Ragunan Zoo to transfer excess animals to other areas

Background information: Following two years of negative responses from both the zoo and the government, in January this year Nature Alert and COP met with the Governor of Jakarta who made clear his intentions to a) make immediate changes at the zoo b) improve the quality of life for the orangutans by making them new enclosures and where possible rehabilitating some back to Borneo/Sumatra. Moving some to other zoos, despite our reservations, may well be the only option for some of the 32 orangutans held in mostly horrific conditions. The Governor quickly fired the zoo director and he has also implemented a new management structure and today a planning meeting is being held to consider the options available. I wonder if Terri Irwin has her eyes on any of these orangutans? I gather the Jakarta zoo is still waiting for more gorillas from the UK - swanky new cages are being prepared for them whilst for the last xx years Indonesia's own great ape has been and still is incarcerated at the zoo. What can possibly be the motives of zoos who ship animals thousands of miles for exhibition purposes in countries where people will barely recognise them and appreciate them even less?


Triwik Kurniasari , THE JAKARTA POST , JAKARTA | Mon, 04/13/2009

Many endangered animals in South Jakarta’s Ragunan Zoo will be transferred to other conservation areas, as their number has exceeded its capacity.

Primates, like orang utans, owa (a gibbon from the Hylobatidae), siamang and mammals such as bears, white tigers, Sumatran tigers and Sumatran elephants are just a few of them.

“We have almost 50 orangutans, for instance. The number is about 10 percent higher than our capacity,” Edy Setiarto, head of the city animal husbandry agency said recently.

As the grounds are getting too crowded, the zoo management is finding it hard to take care of all the animals, says Edy.

“We plan to exchange some of our animals with other kinds from zoos around Indonesia or abroad to solve the problem,” said Edy.

“So far, we have exchanged animals with zoos in other countries, such as Qatar, China, Singapore and Australia,” he said, adding that the cooperation also included training animal keepers.

The exchange, however, will take into account the conservation aspect, he said.

“The orang utan, for example, is categorized as an endangered animal. We will exchange it with other animals that have a similar level of endangerment,” he said.

“We will not exchange an orang utan for a snake, for example,” said Edy.

The second step will be to bring the animals back to their natural habitats, while the other option is to entrust them to rehabilitation centers.

The agency recorded the zoo also had a surplus of reptiles and birds. Rice paddy turtles topped the list of excess reptiles (49 turtles), followed by komodos (32) and estuary crocodiles (21).

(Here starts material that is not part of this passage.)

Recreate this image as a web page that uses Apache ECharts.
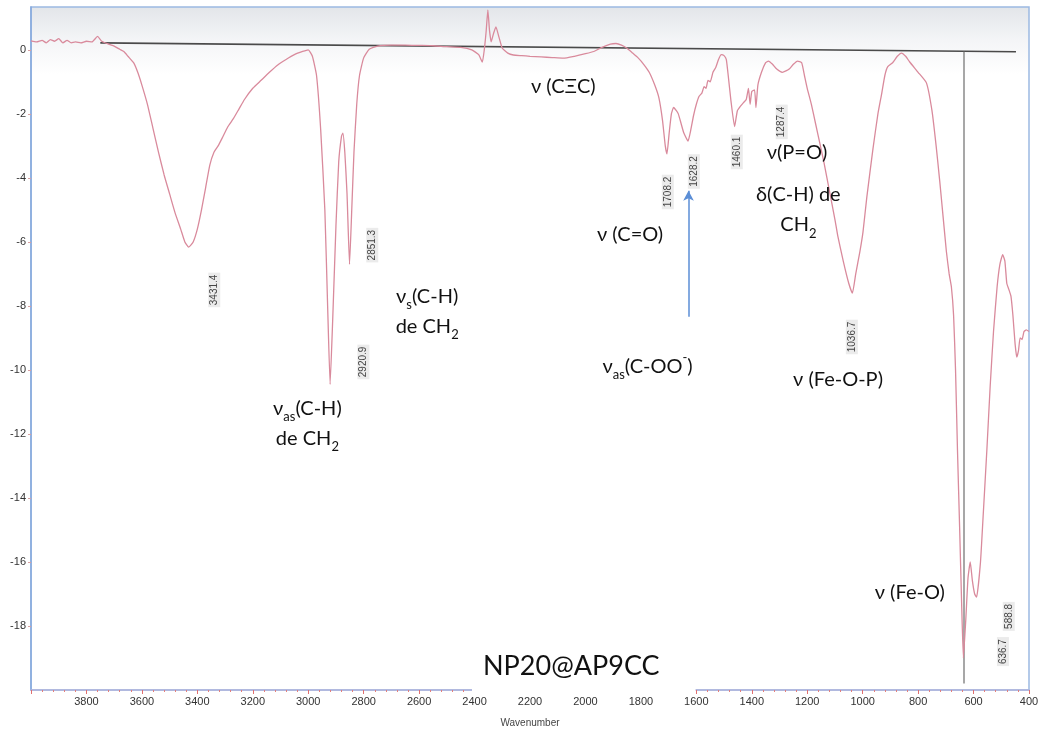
<!DOCTYPE html>
<html>
<head>
<meta charset="utf-8">
<script src="https://cdn.jsdelivr.net/npm/echarts@6/dist/echarts.min.js"></script>
<style>
html,body{margin:0;padding:0;background:#fff;}
#chart{width:1045px;height:734px;}
</style>
</head>
<body>
<div id="chart"></div>
<script>
// ---- data ----
const wavenumbers = [4000,3980,3960,3945,3930,3915,3900,3885,3870,3855,3840,3820,3800,3780,3760,3745,3720,3700,3680,3665,3650,3630,3615,3600,3580,3560,3540,3520,3500,3480,3460,3445,3431,3415,3400,3385,3370,3355,3340,3325,3310,3290,3270,3250,3230,3200,3170,3140,3110,3080,3050,3020,3000,2985,2970,2955,2940,2930,2921,2912,2900,2890,2880,2875,2868,2860,2851,2843,2835,2825,2815,2800,2780,2750,2700,2650,2600,2550,2500,2450,2410,2385,2372,2365,2358,2352,2346,2340,2332,2323,2312,2300,2280,2260,2230,2200,2160,2120,2080,2040,2000,1970,1940,1910,1890,1870,1850,1830,1810,1790,1770,1750,1735,1722,1712,1706,1698,1690,1682,1672,1665,1655,1645,1630,1620,1610,1600,1590,1580,1572,1565,1558,1550,1540,1530,1520,1510,1500,1492,1485,1475,1462,1452,1440,1430,1420,1412,1406,1400,1390,1385,1378,1365,1350,1340,1325,1310,1290,1275,1265,1250,1235,1220,1210,1200,1185,1170,1155,1140,1120,1100,1090,1070,1050,1037,1025,1010,999,985,963,945,931,920,910,892,875,860,845,831,800,770,750,735,722,710,698,688,680,672,665,658,650,643,636.7,628,620,612,604,596,589,575,565,552,540,528,515,505,495,487,480,472,465,458,450,444,438,432,425,418,410,400];
const absorbance = [0.28,0.25,0.3,0.22,0.32,0.27,0.35,0.22,0.3,0.22,0.25,0.22,0.27,0.25,0.42,0.27,0.18,0.12,0.02,-0.05,-0.2,-0.4,-0.7,-1.1,-1.7,-2.45,-3.2,-3.9,-4.5,-5.1,-5.6,-6.0,-6.16,-6.0,-5.6,-5.0,-4.3,-3.6,-3.2,-3.0,-2.75,-2.4,-2.15,-1.85,-1.55,-1.2,-0.95,-0.7,-0.47,-0.3,-0.15,-0.05,0.0,-0.2,-0.8,-2.5,-5.0,-8.0,-10.45,-8.5,-5.5,-3.5,-2.7,-2.6,-3.2,-4.5,-6.7,-5.0,-3.2,-1.7,-0.8,-0.25,0.02,0.12,0.15,0.15,0.14,0.13,0.1,0.08,0.0,-0.15,-0.38,0.0,0.6,1.25,0.6,0.25,0.5,0.72,0.4,0.05,-0.1,-0.16,-0.18,-0.2,-0.22,-0.24,-0.26,-0.2,-0.12,-0.05,0.08,0.18,0.2,0.15,0.05,-0.1,-0.25,-0.45,-0.7,-1.1,-1.5,-2.2,-3.0,-3.25,-2.6,-2.0,-1.8,-1.9,-2.0,-2.3,-2.6,-2.85,-2.5,-2.05,-1.7,-1.45,-1.35,-1.15,-1.2,-0.95,-1.0,-0.7,-0.55,-0.3,-0.15,-0.18,-0.3,-0.8,-1.6,-2.4,-1.9,-1.75,-1.65,-1.55,-1.2,-1.7,-1.3,-1.25,-1.8,-1.1,-0.7,-0.4,-0.35,-0.45,-0.6,-0.7,-0.65,-0.6,-0.45,-0.35,-0.4,-0.8,-1.2,-1.7,-2.3,-2.9,-3.5,-4.4,-5.3,-5.8,-6.6,-7.3,-7.6,-7.0,-6.3,-5.7,-4.6,-3.1,-2.0,-1.35,-0.8,-0.53,-0.4,-0.2,-0.1,-0.2,-0.37,-0.7,-1.03,-1.9,-3.0,-4.1,-5.2,-6.3,-7.0,-7.4,-8.3,-10.0,-12.5,-15.0,-17.3,-19.0,-17.8,-16.5,-16.0,-16.6,-17.0,-17.1,-16.0,-14.5,-12.5,-10.5,-8.8,-7.4,-6.7,-6.4,-6.6,-7.3,-7.5,-7.7,-8.3,-9.2,-9.6,-9.4,-9.0,-9.05,-8.8,-8.75,-8.8];
const peakLabels = ['3431.4','2920.9','2851.3','1708.2','1628.2','1460.1','1287.4','1036.7','636.7','588.8'];
const peakLabelPos = [[3339,-7.5],[2801,-9.75],[2769,-6.1],[1703,-4.44],[1609,-3.8],[1454,-3.19],[1292,-2.25],[1039,-8.97],[494,-18.8],[473,-17.7]];
const xTickLabels = ['3800','3600','3400','3200','3000','2800','2600','2400','2200','2000','1800','1600','1400','1200','1000','800','600','400'];
const yTickLabels = ['0','-2','-4','-6','-8','-10','-12','-14','-16','-18'];

const FONT = 'Lato, "Open Sans", "Noto Sans", sans-serif';
const annotations = [
  {f:'{t|ν (CΞC)}', c:[2080,-1.16]},
  {f:'{t|ν(P=O)}', c:[1237,-3.22]},
  {f:'{t|δ(C-H) de}\n{t|CH}{s|2}', c:[1232,-5.0]},
  {f:'{t|ν (C=O)}', c:[1839,-5.78]},
  {f:'{t|ν}{s|as}{t|(C-OO}{p|-}{t|)}', c:[1776,-9.9]},
  {f:'{t|ν (Fe-O-P)}', c:[1089,-10.3]},
  {f:'{t|ν (Fe-O)}', c:[830,-16.97]},
  {f:'{t|ν}{s|s}{t|(C-H)}\n{t|de CH}{s|2}', c:[2571,-8.16]},
  {f:'{t|ν}{s|as}{t|(C-H)}\n{t|de CH}{s|2}', c:[3003,-11.66]}
];

const chart = echarts.init(document.getElementById('chart'));
const richStyle = {
  t:{fontSize:20, fontFamily:FONT, color:'#111111', lineHeight:30},
  s:{fontSize:13, fontFamily:FONT, color:'#111111', lineHeight:13, verticalAlign:'bottom'},
  p:{fontSize:13, fontFamily:FONT, color:'#111111', lineHeight:13, verticalAlign:'top'}
};

chart.setOption({
  animation:false,
  backgroundColor:'#ffffff',
  title:{
    text:'NP20@AP9CC', left:472, top:645,
    padding:[8,36,15,11], backgroundColor:'#ffffff', z:20,
    textStyle:{fontSize:27, fontWeight:'normal', fontFamily:FONT, color:'#111111'}
  },
  grid:{left:31, right:16, top:7, bottom:44, show:true, borderColor:'#9cb9e2', borderWidth:1.5,
    backgroundColor:new echarts.graphic.LinearGradient(0,0,0,1,[{offset:0,color:'#e2e5e9'},{offset:0.05,color:'#f4f5f7'},{offset:0.1,color:'#ffffff'},{offset:1,color:'#ffffff'}])},
  xAxis:{
    type:'value', inverse:true, min:400, max:4000, interval:200,
    name:'Wavenumber', nameLocation:'middle', nameGap:28,
    nameTextStyle:{fontSize:10, color:'#444', fontFamily:'"Liberation Sans", Arial, sans-serif'},
    axisLine:{show:true, onZero:false, lineStyle:{color:'#b0b4dc', width:1.5}},
    axisTick:{show:true, length:4, lineStyle:{color:'#e07070'}},
    minorTick:{show:true, splitNumber:5, length:2, lineStyle:{color:'#e08080'}},
    splitLine:{show:false},
    axisLabel:{fontSize:11, color:'#333', margin:6, fontFamily:'"Liberation Sans", Arial, sans-serif', showMaxLabel:false,
      formatter:function(v){ const s=String(v); return xTickLabels.indexOf(s)>=0 ? s : ''; }}
  },
  yAxis:{
    type:'value', min:-20, max:1.34, interval:2,
    axisLine:{show:true, onZero:false, lineStyle:{color:'#86a9dc', width:1.5}},
    axisTick:{show:true, length:3, lineStyle:{color:'#d9a0a0'}},
    splitLine:{show:false},
    axisLabel:{fontSize:11, color:'#333', margin:5, fontFamily:'"Liberation Sans", Arial, sans-serif', showMinLabel:false, showMaxLabel:false,
      formatter:function(v){ const s=String(v); return yTickLabels.indexOf(s)>=0 ? s : ''; }}
  },
  series:[
    {
      type:'line', name:'spectrum', showSymbol:false, smooth:0.15,
      data:wavenumbers.map((w,i)=>[w,absorbance[i]]),
      lineStyle:{color:'#d98a9c', width:1.3},
      z:5,
      markLine:{
        silent:true, symbol:['none','none'], label:{show:false},
        data:[
          [{coord:[3750,0.22], lineStyle:{color:'#4a4a4a', width:1.6, type:'solid'}},{coord:[447,-0.06]}],
          [{coord:[636.7,-0.06], lineStyle:{color:'#8a8a8a', width:1.5, type:'solid'}},{coord:[636.7,-19.8]}]
        ]
      }
    },
    {
      type:'line', name:'arrow', data:[], showSymbol:false,
      markLine:{
        silent:true, symbol:['none','arrow'], symbolSize:[8,10], label:{show:false},
        lineStyle:{color:'#5b8ed6', width:1.5, type:'solid'},
        data:[[{coord:[1628.2,-8.34]},{coord:[1628.2,-4.4]}]]
      }
    },
    {
      type:'scatter', name:'peaks', symbolSize:0, z:10,
      itemStyle:{opacity:1},
      data:peakLabels.map((t,i)=>({value:peakLabelPos[i], name:t})),
      label:{show:true, position:'inside', rotate:90, formatter:'{b}', fontSize:10, color:'#444',
        fontFamily:'"Liberation Sans", Arial, sans-serif', backgroundColor:'#ebebeb', padding:[1,2]}
    },
    {
      type:'scatter', name:'annotations', symbolSize:0, z:11,
      itemStyle:{opacity:1},
      data:annotations.map(a=>({value:a.c, label:{formatter:a.f}})),
      label:{show:true, position:'inside', align:'center', color:'#111111', rich:richStyle}
    }
  ]
});
</script>
</body>
</html>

Ragunan is home to more than 3,500 animals – nearly 2,000 birds, over 1,000 mammals, close to 350 reptiles and more than 150 fish.

There are 136 different species of birds inside the walls of the 140-hectare compound, 82 of mammals, 41 of reptiles and 19 of fish.

Meanwhile, the agency also plans to increase Ragunan’s entrance fees to reduce the administration’s subsidies.

There are about 15,000 to 20,000 visitors coming to the zoo on weekends and 3,000 visitors on weekdays.

Edy said the zoo’s entrance fee was much cheaper than other recreational areas, such as the Safari park in Bogor or Ancol in North Jakarta.

The zoo only charges Rp 4,000 (less than 50 US cents) for adults and Rp 3,000 for early birds.

The Safari park entrance fee on the other hand costs Rp 50,000 for locals above the age of 6, and Rp 70,000 for foreign visitors.

The entrance ticket for Ancol is Rp 12,000. “We want to reduce the [city] administration’s annual subsidy toward the zoo,” said Edy, adding the administration had already allocated about Rp 50 billion this year.

He said the agency was not afraid of losing visitors once the ticket price was raised.

“It’s about time for us to review the ticket prices so we can give a better service, both to the animals and visitors,” he said.

“We are also preparing a new plan for the zoo to attract more visitors,” Edy said.

Besides buying more facilities, the agency will also organize shows.

“The shows will be more different than ever before. We will offer screenings of animals giving birth, or mammals feeding their cubs,” he said.